The exercise: Copy all lines below exactly as written. Leave pictures out.

Source data:
'''
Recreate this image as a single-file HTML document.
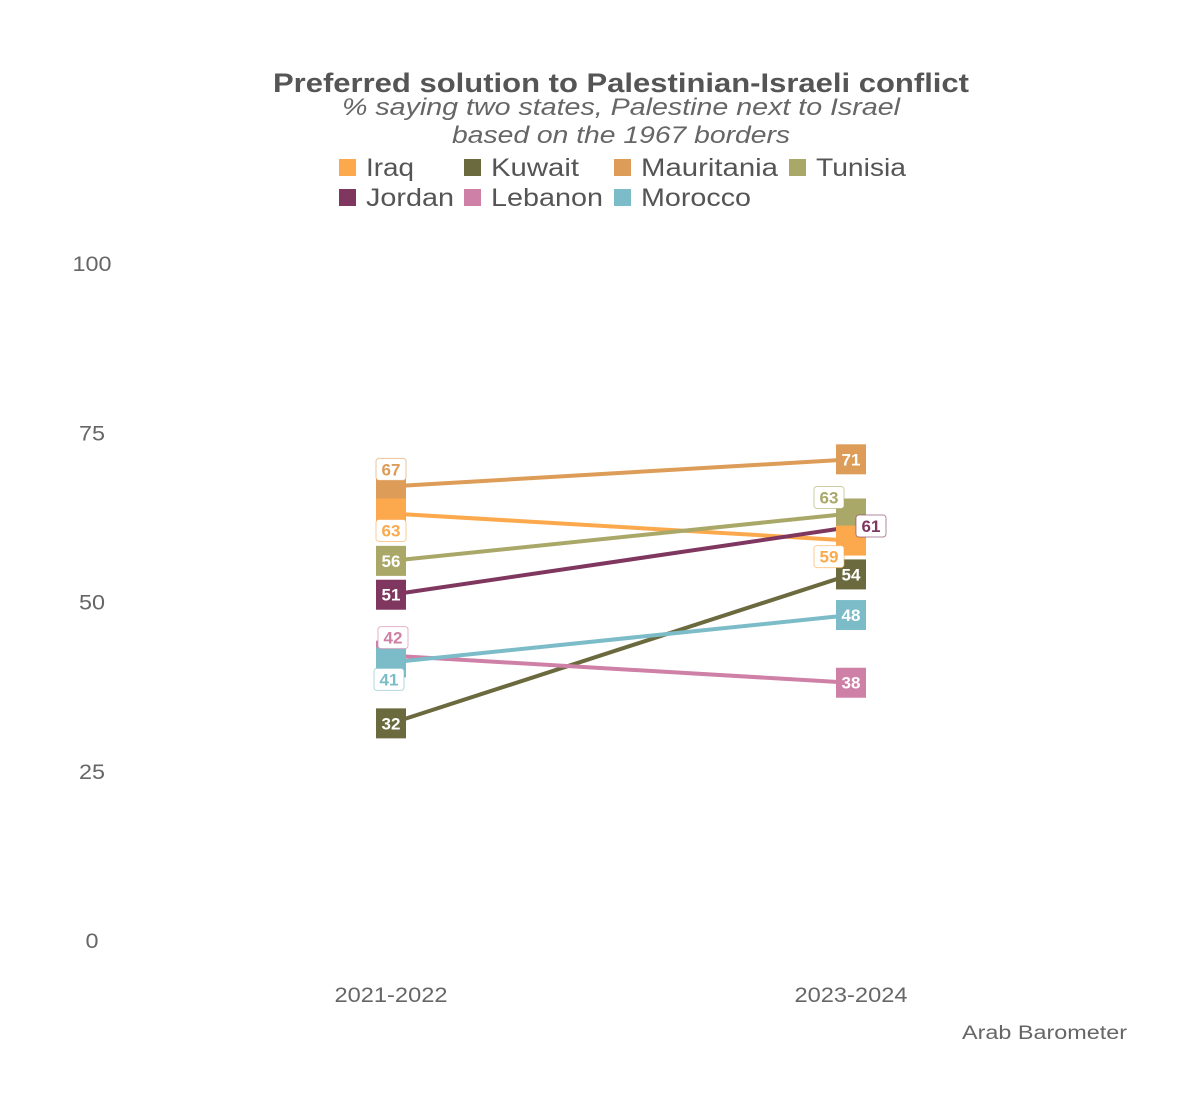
<!DOCTYPE html>
<html><head><meta charset="utf-8"><style>
body{margin:0;background:#fff;}
svg{display:block;font-family:"Liberation Sans",sans-serif;}
</style></head><body>
<svg id="chart" width="1200" height="1108">
<text x="621" y="92" text-anchor="middle" font-size="27" font-weight="bold" fill="#555" textLength="696" lengthAdjust="spacingAndGlyphs">Preferred solution to Palestinian-Israeli conflict</text>
<text x="621" y="115" text-anchor="middle" font-size="24" font-style="italic" fill="#666" textLength="558" lengthAdjust="spacingAndGlyphs">% saying two states, Palestine next to Israel</text>
<text x="621" y="143" text-anchor="middle" font-size="24" font-style="italic" fill="#666" textLength="338" lengthAdjust="spacingAndGlyphs">based on the 1967 borders</text>
<g id="legend"></g>
<g id="yaxis"></g>
<g id="xaxis"></g>
<g id="lines"></g>
<g id="marks"></g>
<text x="1127" y="1039" text-anchor="end" font-size="19" fill="#666" textLength="165" lengthAdjust="spacingAndGlyphs">Arab Barometer</text>
</svg>
<script>
const periods = ["2021-2022","2023-2024"];
const countries = ["Mauritania","Iraq","Tunisia","Jordan","Kuwait","Lebanon","Morocco"];
const colors = ["#dd9c57","#fba94c","#a9a868","#7f3760","#6b6a3e","#cf80a6","#7bbcc8"];
const valuesStart = [67,63,56,51,32,42,41];
const valuesEnd = [71,59,63,61,54,38,48];
const yTicks = [0,25,50,75,100];
const legendOrder = ["Iraq","Kuwait","Mauritania","Tunisia","Jordan","Lebanon","Morocco"];
const NS="http://www.w3.org/2000/svg";
const y = v => 940 - v*6.77;
const x = i => 391 + i*460;
function mk(tag,attrs,parent){const e=document.createElementNS(NS,tag);for(const k in attrs)e.setAttribute(k,attrs[k]);parent.appendChild(e);return e;}
const yaxis=document.getElementById('yaxis');
yTicks.forEach(t=>{const e=mk('text',{x:92,y:y(t)+8,'text-anchor':'middle','font-size':21,fill:'#666',textLength:String(t).length*13,lengthAdjust:'spacingAndGlyphs'},yaxis);e.textContent=t;

});
const xaxis=document.getElementById('xaxis');
periods.forEach((p,i)=>{const e=mk('text',{x:x(i),y:1002,'text-anchor':'middle','font-size':21,fill:'#666',textLength:113,lengthAdjust:'spacingAndGlyphs'},xaxis);e.textContent=p;

});
const legend=document.getElementById('legend');
const lx=[339,464,614,789],ly=[167,197];
const legLen={"Iraq":48,"Kuwait":88,"Mauritania":137,"Tunisia":90,"Jordan":88,"Lebanon":112,"Morocco":110};
legendOrder.forEach((c,i)=>{const ci=countries.indexOf(c);const gx=lx[i%4],gy=ly[Math.floor(i/4)];
const g=mk('g',{},legend);


mk('rect',{x:gx,y:gy-8,width:17,height:17,fill:colors[ci]},g);
const t=mk('text',{x:gx+27,y:gy+9,'font-size':25,fill:'#555',textLength:legLen[c],lengthAdjust:'spacingAndGlyphs'},g);t.textContent=c;});
const lines=document.getElementById('lines'),marks=document.getElementById('marks');
countries.forEach((c,i)=>{const l=mk('line',{x1:x(0),y1:y(valuesStart[i]),x2:x(1),y2:y(valuesEnd[i]),stroke:colors[i],'stroke-width':4},lines);

});
const drawOrder=["Lebanon","Morocco","Kuwait","Jordan","Tunisia","Mauritania","Iraq"];
const offsets={"Mauritania":[[0,-17],[0,0]],"Iraq":[[0,17],[-22,16]],"Tunisia":[[0,0],[-22,-16]],"Jordan":[[0,0],[20,-1]],"Kuwait":[[0,0],[0,0]],"Lebanon":[[2,-18],[0,0]],"Morocco":[[-2,17],[0,0]]};
const labels=[];
drawOrder.forEach(c=>{const i=countries.indexOf(c);[valuesStart[i],valuesEnd[i]].forEach((v,p)=>{
const r=mk('rect',{x:x(p)-15,y:y(v)-15,width:30,height:30,fill:colors[i]},marks);


labels.push([c,i,v,p]);});});
labels.forEach(([c,i,v,p])=>{const o=offsets[c][p];const cx=x(p)+o[0],cy=y(v)+o[1];const out=o[0]||o[1];
if(out){mk('rect',{x:cx-15,y:cy-11,width:30,height:22,rx:3,fill:'#fff',stroke:colors[i],'stroke-opacity':0.6,'stroke-width':1},marks);}
const t=mk('text',{x:cx,y:cy+6,'text-anchor':'middle','font-size':17,'font-weight':'bold',fill:out?colors[i]:'#fff'},marks);t.textContent=v;

});
</script>
</body></html>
'''
Written answer:
Recreate this image as a single-file HTML document.
<!DOCTYPE html>
<html><head><meta charset="utf-8"><style>
body{margin:0;background:#fff;}
svg{display:block;font-family:"Liberation Sans",sans-serif;}
</style></head><body>
<svg id="chart" width="1200" height="1108">
<text x="621" y="92" text-anchor="middle" font-size="27" font-weight="bold" fill="#555" textLength="696" lengthAdjust="spacingAndGlyphs">Preferred solution to Palestinian-Israeli conflict</text>
<text x="621" y="115" text-anchor="middle" font-size="24" font-style="italic" fill="#666" textLength="558" lengthAdjust="spacingAndGlyphs">% saying two states, Palestine next to Israel</text>
<text x="621" y="143" text-anchor="middle" font-size="24" font-style="italic" fill="#666" textLength="338" lengthAdjust="spacingAndGlyphs">based on the 1967 borders</text>
<g id="legend"></g>
<g id="yaxis"></g>
<g id="xaxis"></g>
<g id="lines"></g>
<g id="marks"></g>
<text x="1127" y="1039" text-anchor="end" font-size="19" fill="#666" textLength="165" lengthAdjust="spacingAndGlyphs">Arab Barometer</text>
</svg>
<script>
const periods = ["2021-2022","2023-2024"];
const countries = ["Mauritania","Iraq","Tunisia","Jordan","Kuwait","Lebanon","Morocco"];
const colors = ["#dd9c57","#fba94c","#a9a868","#7f3760","#6b6a3e","#cf80a6","#7bbcc8"];
const valuesStart = [67,63,56,51,32,42,41];
const valuesEnd = [71,59,63,61,54,38,48];
const yTicks = [0,25,50,75,100];
const legendOrder = ["Iraq","Kuwait","Mauritania","Tunisia","Jordan","Lebanon","Morocco"];
const NS="http://www.w3.org/2000/svg";
const y = v => 940 - v*6.77;
const x = i => 391 + i*460;
function mk(tag,attrs,parent){const e=document.createElementNS(NS,tag);for(const k in attrs)e.setAttribute(k,attrs[k]);parent.appendChild(e);return e;}
const yaxis=document.getElementById('yaxis');
yTicks.forEach(t=>{const e=mk('text',{x:92,y:y(t)+8,'text-anchor':'middle','font-size':21,fill:'#666',textLength:String(t).length*13,lengthAdjust:'spacingAndGlyphs'},yaxis);e.textContent=t;

});
const xaxis=document.getElementById('xaxis');
periods.forEach((p,i)=>{const e=mk('text',{x:x(i),y:1002,'text-anchor':'middle','font-size':21,fill:'#666',textLength:113,lengthAdjust:'spacingAndGlyphs'},xaxis);e.textContent=p;

});
const legend=document.getElementById('legend');
const lx=[339,464,614,789],ly=[167,197];
const legLen={"Iraq":48,"Kuwait":88,"Mauritania":137,"Tunisia":90,"Jordan":88,"Lebanon":112,"Morocco":110};
legendOrder.forEach((c,i)=>{const ci=countries.indexOf(c);const gx=lx[i%4],gy=ly[Math.floor(i/4)];
const g=mk('g',{},legend);


mk('rect',{x:gx,y:gy-8,width:17,height:17,fill:colors[ci]},g);
const t=mk('text',{x:gx+27,y:gy+9,'font-size':25,fill:'#555',textLength:legLen[c],lengthAdjust:'spacingAndGlyphs'},g);t.textContent=c;});
const lines=document.getElementById('lines'),marks=document.getElementById('marks');
countries.forEach((c,i)=>{const l=mk('line',{x1:x(0),y1:y(valuesStart[i]),x2:x(1),y2:y(valuesEnd[i]),stroke:colors[i],'stroke-width':4},lines);

});
const drawOrder=["Lebanon","Morocco","Kuwait","Jordan","Tunisia","Mauritania","Iraq"];
const offsets={"Mauritania":[[0,-17],[0,0]],"Iraq":[[0,17],[-22,16]],"Tunisia":[[0,0],[-22,-16]],"Jordan":[[0,0],[20,-1]],"Kuwait":[[0,0],[0,0]],"Lebanon":[[2,-18],[0,0]],"Morocco":[[-2,17],[0,0]]};
const labels=[];
drawOrder.forEach(c=>{const i=countries.indexOf(c);[valuesStart[i],valuesEnd[i]].forEach((v,p)=>{
const r=mk('rect',{x:x(p)-15,y:y(v)-15,width:30,height:30,fill:colors[i]},marks);


labels.push([c,i,v,p]);});});
labels.forEach(([c,i,v,p])=>{const o=offsets[c][p];const cx=x(p)+o[0],cy=y(v)+o[1];const out=o[0]||o[1];
if(out){mk('rect',{x:cx-15,y:cy-11,width:30,height:22,rx:3,fill:'#fff',stroke:colors[i],'stroke-opacity':0.6,'stroke-width':1},marks);}
const t=mk('text',{x:cx,y:cy+6,'text-anchor':'middle','font-size':17,'font-weight':'bold',fill:out?colors[i]:'#fff'},marks);t.textContent=v;

});
</script>
</body></html>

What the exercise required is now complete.